Instructions to follow: Output the entries word for word. Omit images.

***** Dataset extract

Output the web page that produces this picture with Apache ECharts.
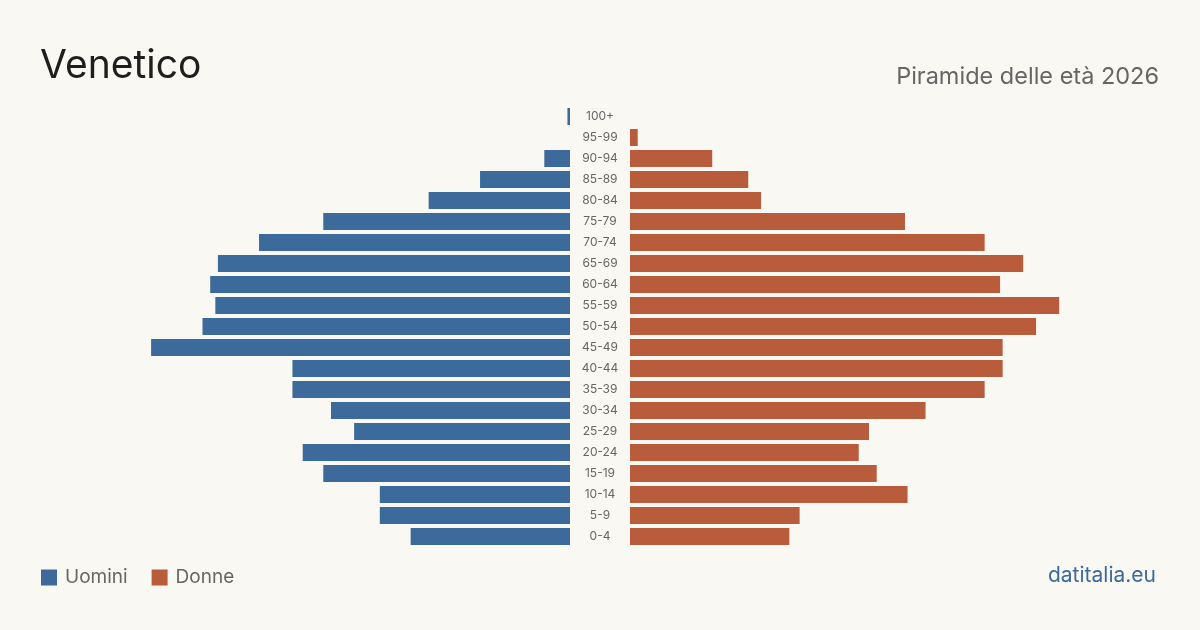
<!DOCTYPE html>
<html>
<head>
<meta charset="utf-8">
<script src="https://cdn.jsdelivr.net/npm/echarts@6/dist/echarts.min.js"></script>
<style>
html,body{margin:0;padding:0;background:#f9f8f3;}
#chart{width:1200px;height:630px;}
</style>
</head>
<body>
<div id="chart"></div>
<script>
const ageGroups = ['0-4','5-9','10-14','15-19','20-24','25-29','30-34','35-39','40-44','45-49','50-54','55-59','60-64','65-69','70-74','75-79','80-84','85-89','90-94','95-99','100+'];
const men   = [62, 74, 74, 96, 104, 84, 93, 108, 108, 163, 143, 138, 140, 137, 121, 96, 55, 35, 10, 0, 1];
const women = [62, 66, 108, 96, 89, 93, 115, 138, 145, 145, 158, 167, 144, 153, 138, 107, 51, 46, 32, 3, 0];
const seriesNames = ['Uomini', 'Donne'];
const titleText = 'Venetico';
const subtitleText = 'Piramide delle età 2026';
const sourceText = 'datitalia.eu';

const FONT = 'Inter, "Noto Sans", sans-serif';
const BLUE = '#3b6a9b';
const ORANGE = '#b95c3c';
const AXMAX = 200;

const chart = echarts.init(document.getElementById('chart'));
chart.setOption({
  backgroundColor: '#f9f8f3',
  animation: false,
  textStyle: { fontFamily: FONT },
  grid: [
    { left: 56, width: 514, top: 106, height: 441 },
    { left: 630, width: 514, top: 106, height: 441 }
  ],
  xAxis: [
    { gridIndex: 0, type: 'value', min: 0, max: AXMAX, inverse: true, show: false },
    { gridIndex: 1, type: 'value', min: 0, max: AXMAX, show: false }
  ],
  yAxis: [
    { gridIndex: 0, type: 'category', data: ageGroups, position: 'right',
      axisLine: { show: false }, axisTick: { show: false },
      axisLabel: { margin: 30, align: 'center', color: '#666', fontSize: 12, fontFamily: FONT, padding: [2, 0, 0, 0] } },
    { gridIndex: 1, type: 'category', data: ageGroups,
      axisLine: { show: false }, axisTick: { show: false }, axisLabel: { show: false } }
  ],
  legend: {
    left: 36, top: 563,
    icon: 'rect', itemWidth: 16, itemHeight: 16, itemGap: 24,
    textStyle: { color: '#666', fontSize: 19, fontFamily: FONT, padding: [0, 0, 0, 3] },
    data: seriesNames
  },
  series: [
    { name: seriesNames[0], type: 'bar', xAxisIndex: 0, yAxisIndex: 0, data: men,
      barWidth: 17, itemStyle: { color: BLUE } },
    { name: seriesNames[1], type: 'bar', xAxisIndex: 1, yAxisIndex: 1, data: women,
      barWidth: 17, itemStyle: { color: ORANGE } }
  ],
  graphic: [
    { type: 'text', left: 40, top: 47,
      style: { text: titleText, fontSize: 39, fill: '#1e1e1e', fontFamily: FONT } },
    { type: 'text', right: 41, top: 65,
      style: { text: subtitleText, fontSize: 23.5, fill: '#666', fontFamily: FONT } },
    { type: 'text', right: 44, top: 565,
      style: { text: sourceText, fontSize: 21, fill: '#3b6a9b', fontFamily: FONT } }
  ]
});
</script>
</body>
</html>
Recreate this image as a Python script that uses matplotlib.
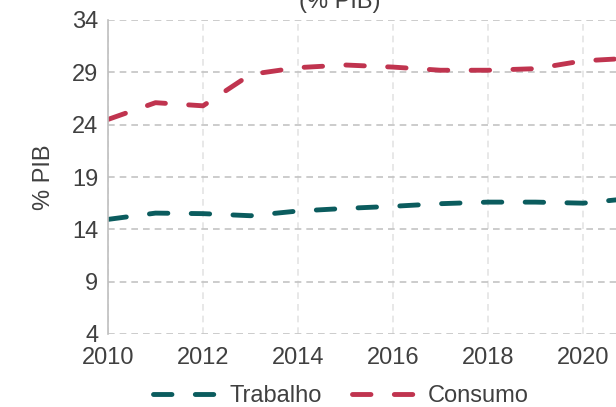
"""Receita por base de incidência (% PIB), 2010-2021."""

import matplotlib

matplotlib.use("Agg")
import matplotlib.pyplot as plt

plt.rcParams["font.family"] = ["Liberation Sans", "DejaVu Sans"]

# dados
anos = [2010, 2011, 2012, 2013, 2014, 2015, 2016, 2017, 2018, 2019, 2020, 2021]
trabalho = [14.95, 15.55, 15.5, 15.3, 15.75, 16.0, 16.2, 16.45, 16.6, 16.6, 16.5, 16.95]
consumo = [24.5, 26.1, 25.8, 28.8, 29.45, 29.7, 29.5, 29.2, 29.2, 29.35, 30.1, 30.35]

y_ticks = [4, 9, 14, 19, 24, 29, 34]
x_ticks = [2010, 2012, 2014, 2016, 2018, 2020]

COR_TRABALHO = "#0b5c5e"
COR_CONSUMO = "#c0344f"
COR_TEXTO = "#404040"

fig = plt.figure(figsize=(6.16, 4.07), dpi=100)
ax = fig.add_axes([108 / 616, 73 / 407, 570 / 616, 314 / 407])

dash = (3.8, 4.8)
ax.plot(anos, trabalho, color=COR_TRABALHO, lw=3.5, dashes=dash,
        dash_capstyle="round", label="Trabalho")
ax.plot(anos, consumo, color=COR_CONSUMO, lw=3.5, dashes=dash,
        dash_capstyle="round", label="Consumo")

ax.set_xlim(2010, 2022)
ax.set_ylim(4, 34)
ax.set_xticks(x_ticks)
ax.set_yticks(y_ticks)
ax.tick_params(labelsize=17, colors=COR_TEXTO, length=0, pad=7)
ax.tick_params(axis="x", pad=9)

ax.grid(axis="y", color="#c4c4c4", ls=(0, (4, 3)), lw=1.2)
ax.grid(axis="x", color="#e4e4e4", ls=(0, (4, 3)), lw=1.2)
ax.set_axisbelow(True)
for lado in ("top", "right", "bottom"):
    ax.spines[lado].set_visible(False)
ax.spines["left"].set_color("#bfbfbf")
ax.spines["left"].set_linewidth(1.2)

ax.set_ylabel("% PIB", fontsize=17, color=COR_TEXTO, labelpad=12)

fig.text(340 / 616, 1.0 - 2 / 407, "(% PIB)", ha="center", va="center",
         fontsize=17, color=COR_TEXTO)

fig.legend(loc="center", bbox_to_anchor=(341 / 616, 11 / 407), ncol=2,
           frameon=False, fontsize=17, handlelength=2.75, handletextpad=0.5,
           columnspacing=1.25, labelcolor=COR_TEXTO)

fig.savefig("out.png", dpi=100)
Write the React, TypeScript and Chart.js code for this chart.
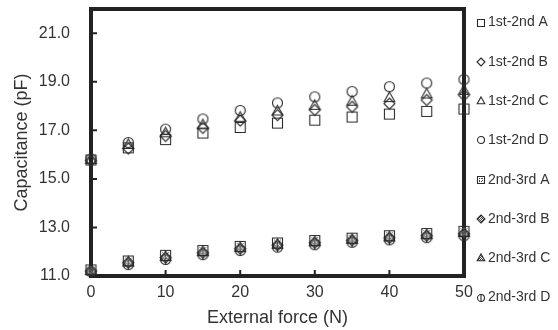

**********

Response to this task:
Output the web page that produces this picture with Apache ECharts.
<!DOCTYPE html>
<html>
<head>
<meta charset="utf-8">
<script src="https://cdn.jsdelivr.net/npm/echarts@6/dist/echarts.min.js"></script>
<style>
html,body{margin:0;padding:0;background:#f9f8f3;}
#chart{width:1200px;height:630px;}
</style>
</head>
<body>
<div id="chart"></div>
<script>
const ageGroups = ['0-4','5-9','10-14','15-19','20-24','25-29','30-34','35-39','40-44','45-49','50-54','55-59','60-64','65-69','70-74','75-79','80-84','85-89','90-94','95-99','100+'];
const men   = [62, 74, 74, 96, 104, 84, 93, 108, 108, 163, 143, 138, 140, 137, 121, 96, 55, 35, 10, 0, 1];
const women = [62, 66, 108, 96, 89, 93, 115, 138, 145, 145, 158, 167, 144, 153, 138, 107, 51, 46, 32, 3, 0];
const seriesNames = ['Uomini', 'Donne'];
const titleText = 'Venetico';
const subtitleText = 'Piramide delle età 2026';
const sourceText = 'datitalia.eu';

const FONT = 'Inter, "Noto Sans", sans-serif';
const BLUE = '#3b6a9b';
const ORANGE = '#b95c3c';
const AXMAX = 200;

const chart = echarts.init(document.getElementById('chart'));
chart.setOption({
  backgroundColor: '#f9f8f3',
  animation: false,
  textStyle: { fontFamily: FONT },
  grid: [
    { left: 56, width: 514, top: 106, height: 441 },
    { left: 630, width: 514, top: 106, height: 441 }
  ],
  xAxis: [
    { gridIndex: 0, type: 'value', min: 0, max: AXMAX, inverse: true, show: false },
    { gridIndex: 1, type: 'value', min: 0, max: AXMAX, show: false }
  ],
  yAxis: [
    { gridIndex: 0, type: 'category', data: ageGroups, position: 'right',
      axisLine: { show: false }, axisTick: { show: false },
      axisLabel: { margin: 30, align: 'center', color: '#666', fontSize: 12, fontFamily: FONT, padding: [2, 0, 0, 0] } },
    { gridIndex: 1, type: 'category', data: ageGroups,
      axisLine: { show: false }, axisTick: { show: false }, axisLabel: { show: false } }
  ],
  legend: {
    left: 36, top: 563,
    icon: 'rect', itemWidth: 16, itemHeight: 16, itemGap: 24,
    textStyle: { color: '#666', fontSize: 19, fontFamily: FONT, padding: [0, 0, 0, 3] },
    data: seriesNames
  },
  series: [
    { name: seriesNames[0], type: 'bar', xAxisIndex: 0, yAxisIndex: 0, data: men,
      barWidth: 17, itemStyle: { color: BLUE } },
    { name: seriesNames[1], type: 'bar', xAxisIndex: 1, yAxisIndex: 1, data: women,
      barWidth: 17, itemStyle: { color: ORANGE } }
  ],
  graphic: [
    { type: 'text', left: 40, top: 47,
      style: { text: titleText, fontSize: 39, fill: '#1e1e1e', fontFamily: FONT } },
    { type: 'text', right: 41, top: 65,
      style: { text: subtitleText, fontSize: 23.5, fill: '#666', fontFamily: FONT } },
    { type: 'text', right: 44, top: 565,
      style: { text: sourceText, fontSize: 21, fill: '#3b6a9b', fontFamily: FONT } }
  ]
});
</script>
</body>
</html>
Recreate this image as a Python script that uses matplotlib.
"""Receita por base de incidência (% PIB), 2010-2021."""

import matplotlib

matplotlib.use("Agg")
import matplotlib.pyplot as plt

plt.rcParams["font.family"] = ["Liberation Sans", "DejaVu Sans"]

# dados
anos = [2010, 2011, 2012, 2013, 2014, 2015, 2016, 2017, 2018, 2019, 2020, 2021]
trabalho = [14.95, 15.55, 15.5, 15.3, 15.75, 16.0, 16.2, 16.45, 16.6, 16.6, 16.5, 16.95]
consumo = [24.5, 26.1, 25.8, 28.8, 29.45, 29.7, 29.5, 29.2, 29.2, 29.35, 30.1, 30.35]

y_ticks = [4, 9, 14, 19, 24, 29, 34]
x_ticks = [2010, 2012, 2014, 2016, 2018, 2020]

COR_TRABALHO = "#0b5c5e"
COR_CONSUMO = "#c0344f"
COR_TEXTO = "#404040"

fig = plt.figure(figsize=(6.16, 4.07), dpi=100)
ax = fig.add_axes([108 / 616, 73 / 407, 570 / 616, 314 / 407])

dash = (3.8, 4.8)
ax.plot(anos, trabalho, color=COR_TRABALHO, lw=3.5, dashes=dash,
        dash_capstyle="round", label="Trabalho")
ax.plot(anos, consumo, color=COR_CONSUMO, lw=3.5, dashes=dash,
        dash_capstyle="round", label="Consumo")

ax.set_xlim(2010, 2022)
ax.set_ylim(4, 34)
ax.set_xticks(x_ticks)
ax.set_yticks(y_ticks)
ax.tick_params(labelsize=17, colors=COR_TEXTO, length=0, pad=7)
ax.tick_params(axis="x", pad=9)

ax.grid(axis="y", color="#c4c4c4", ls=(0, (4, 3)), lw=1.2)
ax.grid(axis="x", color="#e4e4e4", ls=(0, (4, 3)), lw=1.2)
ax.set_axisbelow(True)
for lado in ("top", "right", "bottom"):
    ax.spines[lado].set_visible(False)
ax.spines["left"].set_color("#bfbfbf")
ax.spines["left"].set_linewidth(1.2)

ax.set_ylabel("% PIB", fontsize=17, color=COR_TEXTO, labelpad=12)

fig.text(340 / 616, 1.0 - 2 / 407, "(% PIB)", ha="center", va="center",
         fontsize=17, color=COR_TEXTO)

fig.legend(loc="center", bbox_to_anchor=(341 / 616, 11 / 407), ncol=2,
           frameon=False, fontsize=17, handlelength=2.75, handletextpad=0.5,
           columnspacing=1.25, labelcolor=COR_TEXTO)

fig.savefig("out.png", dpi=100)
Write the React, TypeScript and Chart.js code for this chart.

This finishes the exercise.